A Heartwarming Torah Story


With the Knesset soon to vote on a new Basic Law (much like a constitutional amendment) declaring Israel as a Jewish State, it’s nice to see that this is not just a legal definition but a reality.

I'd like to share with you this story which was told in shul the other week by Rabbi Yehoshua Hartman in London.

He told of his nephew in Israel who became part of a group of young men who decided that they would each put aside 200 shekels a month for as long as it took to pay for a Sefer Torah to be written. They maintained this commitment for 17 years, many months with great sacrifice as young people with heavy mortgages and some bad patches at work and in business.

At the end of the 17 years, after paying the scribe they had to decide on a ‘home’ for their new Torah.
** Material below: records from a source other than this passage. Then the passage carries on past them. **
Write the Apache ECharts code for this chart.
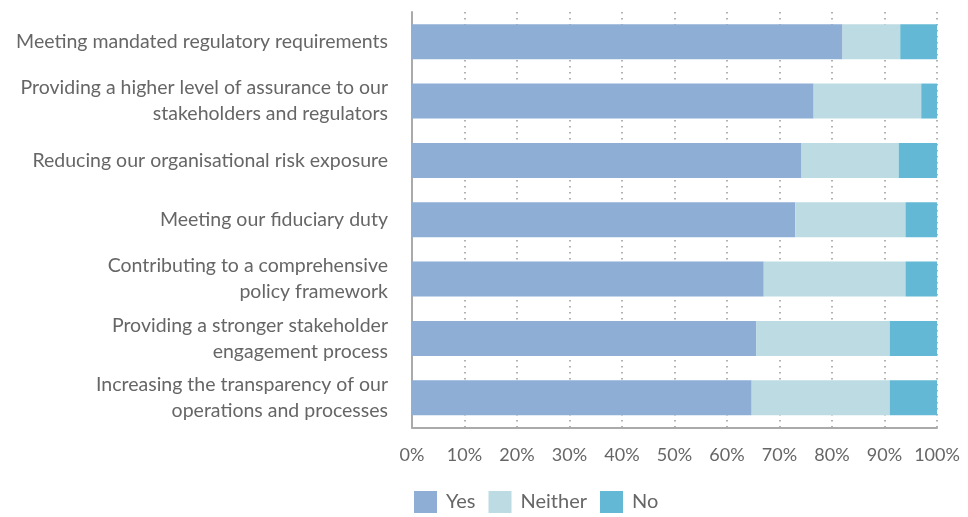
<!DOCTYPE html>
<html>
<head>
<meta charset="utf-8">
<script src="https://cdn.jsdelivr.net/npm/echarts@6/dist/echarts.min.js"></script>
<style>
html,body{margin:0;padding:0;background:#fff}
#chart{width:968px;height:517px}
</style>
</head>
<body>
<div id="chart"></div>
<script>
// categories, top to bottom
const categories = [
  'Meeting mandated regulatory requirements',
  'Providing a higher level of assurance to our\nstakeholders and regulators',
  'Reducing our organisational risk exposure',
  'Meeting our fiduciary duty',
  'Contributing to a comprehensive\npolicy framework',
  'Providing a stronger stakeholder\nengagement process',
  'Increasing the transparency of our\noperations and processes'
]
const yesValues     = [82, 76.5, 74.2, 73, 67, 65.6, 64.7]
const neitherValues = [11, 20.5, 18.5, 21, 27, 25.4, 26.3]
const noValues      = [7, 3, 7.3, 6, 6, 9, 9]

const seriesNames = ['Yes', 'Neither', 'No']
const colors = ['#8eaed6', '#bcdbe2', '#63b9d5']

const textColor = '#666'
const font = 'Lato, "Open Sans", sans-serif'

let myChart = echarts.init(document.getElementById('chart'))

function barSeries(name, data, color) {
  return {
    name: name,
    type: 'bar',
    stack: 'total',
    data: data,
    barWidth: 35,
    itemStyle: { color: color },
    emphasis: { disabled: true }
  }
}

myChart.setOption({
  animation: false,
  textStyle: { fontFamily: font },
  grid: { left: 412, right: 31, top: 12, bottom: 89.5, containLabel: false },
  legend: {
    data: seriesNames,
    left: 414,
    top: 491,
    padding: 0,
    itemWidth: 23,
    itemHeight: 22,
    itemGap: 13,
    icon: 'rect',
    textStyle: { fontSize: 20, color: textColor, fontFamily: font, padding: [10, 0, 0, 4] }
  },
  xAxis: {
    type: 'value',
    min: 0,
    max: 100,
    interval: 10,
    axisLine: { show: true, lineStyle: { color: '#aaa', width: 2 } },
    axisTick: { show: false },
    axisLabel: { formatter: '{value}%', fontSize: 18, color: textColor, margin: 19, fontFamily: font },
    splitLine: { show: true, lineStyle: { color: '#999', width: 1.5, type: [1.5, 4.5] } }
  },
  yAxis: {
    type: 'category',
    inverse: true,
    data: categories,
    axisLine: { show: true, lineStyle: { color: '#aaa', width: 2 } },
    axisTick: { show: false },
    axisLabel: { fontSize: 19.5, color: textColor, margin: 24, lineHeight: 26, align: 'right', fontFamily: font }
  },
  series: [
    barSeries(seriesNames[0], yesValues, colors[0]),
    barSeries(seriesNames[1], neitherValues, colors[1]),
    barSeries(seriesNames[2], noValues, colors[2])
  ]
})
</script>
</body>
</html>
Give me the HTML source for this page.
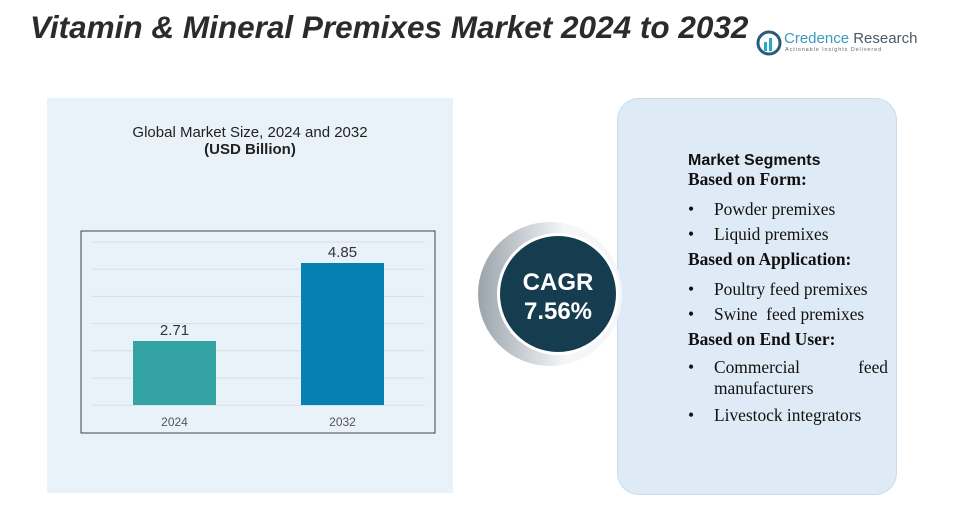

They decided to advertise for suitable shuls and communities that didn’t already have a Sefer Torah of their own. There were many replies. But the one that impressed them most was from a secular kibbutz right on the edge of the Gaza Strip. It’s called Kibbutz Kerem Shalom – famous for the nearby crossing point for transporting goods to Gaza and also the regular target of mortar attacks from Hamas.

A date was fixed for the dedication ceremony and the first shabbat reading. Two days prior, there was an outbreak of missile attacks from Gaza, and they thought about postponing it to another quieter week. In the end they decided to go ahead as planned and read from it on their first shabbat service.